This was published 3 months ago
BOQ profits stifled as inflation, higher funding costs shred margins
Regional lender Bank of Queensland will shift its focus away from growth to improving returns for shareholders after reporting a 33 per cent slide in half year cash profits and a cut to its dividends.
Inflation, stronger competition and higher cost of funding has continued to stifle BOQ’s bottom line, and it declared an interim dividend of 17¢ per share, down from 20¢ last year.
However, investors rewarded the mid-tier bank on Wednesday after its half-year results beat analyst expectations of a 40 per cent crash in profits. BOQ shares jumped over 8 per cent in early trade, before closing 5.26 per cent higher at $6.10.
Chief executive Patrick Allaway said the regional lender was committed to delivering better outcomes for shareholders despite continuing to contend with a raft of structural challenges.
“These are all industry headwinds so many of them we can’t control, but the big message today is we’re focused on what we can control, and we’re delivering on our commitments in relation to our key strategic [decisions],” he said.

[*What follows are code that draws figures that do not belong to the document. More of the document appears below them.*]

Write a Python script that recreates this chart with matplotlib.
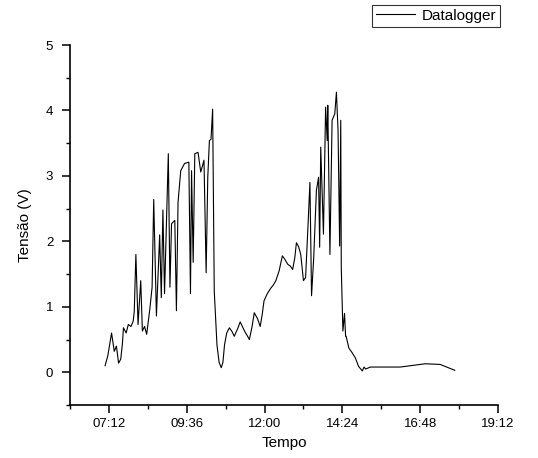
##------IMPORTING LIBRARIES--------------------------------------------
import matplotlib
matplotlib.use("Agg")
import matplotlib.pyplot as plt
from matplotlib.ticker import MultipleLocator, FuncFormatter

plt.rcParams['font.family'] = ['Liberation Sans', 'DejaVu Sans']

##------DATA-----------------------------------------------------------
tempo = ["07:05", "07:10", "07:17", "07:22", "07:26", "07:30", "07:34", "07:37",
         "07:39", "07:44", "07:48", "07:53", "07:57", "07:59", "08:02", "08:06",
         "08:11", "08:14", "08:18", "08:22", "08:28", "08:32", "08:35", "08:40",
         "08:46", "08:49", "08:52", "08:55", "09:02", "09:05", "09:08", "09:14",
         "09:17", "09:20", "09:25", "09:32", "09:40", "09:43", "09:45", "09:48",
         "09:51", "09:57", "10:02", "10:08", "10:12", "10:15", "10:18", "10:21",
         "10:24", "10:27", "10:32", "10:36", "10:40", "10:43", "10:46", "10:50",
         "10:55", "11:00", "11:04", "11:10", "11:15", "11:19", "11:23", "11:28",
         "11:32", "11:37", "11:41", "11:47", "11:52", "11:56", "11:59", "12:05",
         "12:12", "12:16", "12:21", "12:27", "12:33", "12:38", "12:43", "12:48",
         "12:52", "12:56", "12:59", "13:03", "13:07", "13:12", "13:16", "13:20",
         "13:24", "13:27", "13:31", "13:36", "13:40", "13:42", "13:44", "13:49",
         "13:53", "13:56", "13:57", "14:01", "14:05", "14:10", "14:13", "14:16",
         "14:19", "14:21", "14:22", "14:25", "14:28", "14:30", "14:31", "14:36",
         "14:42", "14:48", "14:54", "14:58", "15:01", "15:04", "15:07", "15:16",
         "15:33", "16:11", "16:39", "16:57", "17:25", "17:43", "17:52"]
tensao = [0.10, 0.25, 0.60, 0.32, 0.40, 0.14, 0.20, 0.43,
          0.68, 0.60, 0.73, 0.70, 0.78, 0.93, 1.80, 0.73,
          1.40, 0.63, 0.70, 0.58, 0.98, 1.30, 2.64, 0.86,
          2.10, 1.14, 2.48, 1.20, 3.34, 1.30, 2.27, 2.32,
          0.94, 2.60, 3.08, 3.19, 3.21, 1.20, 3.08, 1.68,
          3.34, 3.36, 3.06, 3.24, 1.52, 2.98, 3.54, 3.56,
          4.02, 1.24, 0.42, 0.15, 0.07, 0.15, 0.42, 0.60,
          0.68, 0.62, 0.55, 0.66, 0.77, 0.70, 0.63, 0.56,
          0.50, 0.70, 0.91, 0.82, 0.70, 0.90, 1.09, 1.20,
          1.29, 1.33, 1.40, 1.55, 1.78, 1.72, 1.65, 1.62,
          1.57, 1.75, 1.98, 1.92, 1.80, 1.40, 1.45, 2.16,
          2.90, 1.17, 1.75, 2.78, 2.98, 1.91, 3.44, 2.11,
          4.05, 3.54, 4.08, 1.80, 3.85, 3.95, 4.28, 3.70,
          1.93, 3.85, 1.60, 0.63, 0.90, 0.55, 0.55, 0.37,
          0.30, 0.22, 0.09, 0.05, 0.02, 0.08, 0.05, 0.08,
          0.08, 0.08, 0.11, 0.13, 0.12, 0.06, 0.03]

horas = [int(t[:2]) + int(t[3:]) / 60 for t in tempo]


def hhmm(x, pos):
    h = int(x)
    m = int(round((x - h) * 60))
    if m == 60:
        h, m = h + 1, 0
    return "%02d:%02d" % (h, m)


##------PLOTTING LINE CHART--------------------------------------------
fig = plt.figure(figsize=(5.38, 4.58), dpi=100)
ax = fig.add_axes([0.130, 0.1157, 0.7957, 0.786])

ax.plot(horas, tensao, color='black', linewidth=0.8, label='Datalogger')

ax.set_xlim(6.0, 19.2)
ax.set_ylim(-0.5, 5)
ax.xaxis.set_major_locator(MultipleLocator(2.4))
ax.xaxis.set_minor_locator(MultipleLocator(1.2))
ax.xaxis.set_major_formatter(FuncFormatter(hhmm))
ax.yaxis.set_major_locator(MultipleLocator(1))
ax.yaxis.set_minor_locator(MultipleLocator(0.5))

for s in ['top', 'right']:
    ax.spines[s].set_visible(False)
ax.spines['left'].set_linewidth(1.2)
ax.spines['bottom'].set_linewidth(1.2)
ax.tick_params(which='major', direction='out', length=6, width=1.1, labelsize=9.5)
ax.tick_params(axis='y', which='major', pad=6)
ax.tick_params(which='minor', direction='out', length=3, width=1.0)

ax.set_xlabel('Tempo', fontsize=11)
ax.set_ylabel('Tensão (V)', fontsize=11, labelpad=10)

leg = fig.legend(loc='upper right', bbox_to_anchor=(500 / 538, 1 - 5 / 458),
                 fontsize=11, frameon=True, fancybox=False, handlelength=2.6,
                 borderpad=0.25, handletextpad=0.4, borderaxespad=0)
leg.get_frame().set_edgecolor('black')
leg.get_frame().set_linewidth(0.8)

fig.savefig('out.png', dpi=100)
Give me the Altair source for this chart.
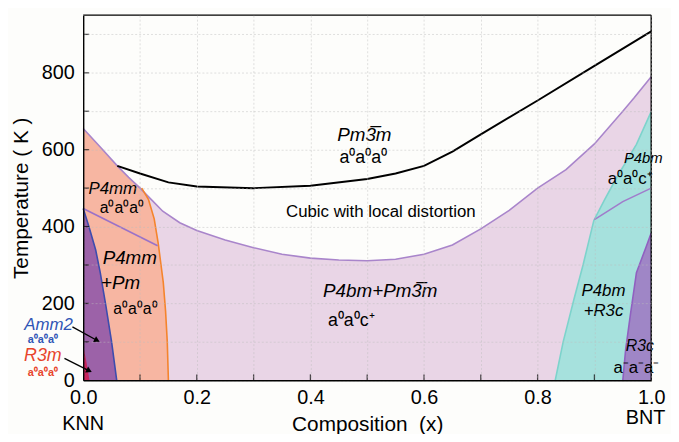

“We’re very focused on strengthening the bank, meeting our obligations under enforceable undertakings, the simplification program we committed to at the end of last year to deliver $200 million in productivity, which we’re halfway through, digitising our bank … optimising our return and shifting the focus away from asset growth to return equity.”
BOQ unveiled a cash profit of $172 million in the six months to February 29, down 33 per cent compared to the first half of last year. Its net interest margin – what it charges for loans compared with funding costs, a key measure of bank profitability – decreased 24 basis points to 1.55 per cent compared to the same period last year.
Its operating expenses rose 6 per cent to $524 million due to inflationary pressures, as well as investment in risk, compliance and technology. While its loan impairment expenses fell by more than 50 per cent to $15 million reflecting higher house prices, that was partly offset by the impacts of cost of living and interest rate pressures.
The bank was last year had to set aside $50 million in regulatory capital as part of an enforceable undertaking it entered into with AUSTRAC and the Australian Prudential Regulation Authority (APRA) after BOQ failed to correct significant risk management issues first identified more than a decade ago.
As part of its pledge last year to deliver $200 million in productivity by 2026, BOQ axed up to 250 jobs and reduced about 6000 square metres of corporate property. Allaway said on Wednesday that the bank had a strong business banking presence in niche markets, such as medical practices, which he expected to help turn around BOQ’s financials.
Following reports in The Australian earlier month the bank was considering selling a business it purchased from Investec almost a decade ago, Allaway said, “there’s no substance to that speculation”.
But he reaffirmed the Brisbane-based bank was reviewing its portfolio of non-core business it could potentially sell, such as its New Zealand assets it announced earlier this year.
E&P Capital analyst Azib Khan said while the bank’s profit beat expectations, it was a “low-quality beat” driven by costs and bad debt charges.
“Lower-than-expected costs have been assisted by the [percentage] of investment spend expensed remaining well below general industry levels,” Khan said.
“BOQ has said this percentage will rise, and we continue to see enough cost pressure over the next three years. On asset quality, there remains a notable uptrend in both commercial and housing 90-day arrears. With the above points in mind, and BOQ’s balance sheet shrinking, it is difficult to be upbeat about BOQ’s outlook.”
Allaway said arrears were continuing to rise as high interest rates and persistent cost-of-living pressures continued to bite. He said consumer financial stress had not yet hit a peak, but it had been moderating in recent times.
“Arrears will grow and the number of people in hardship will grow until the rate cycle turns,” he said.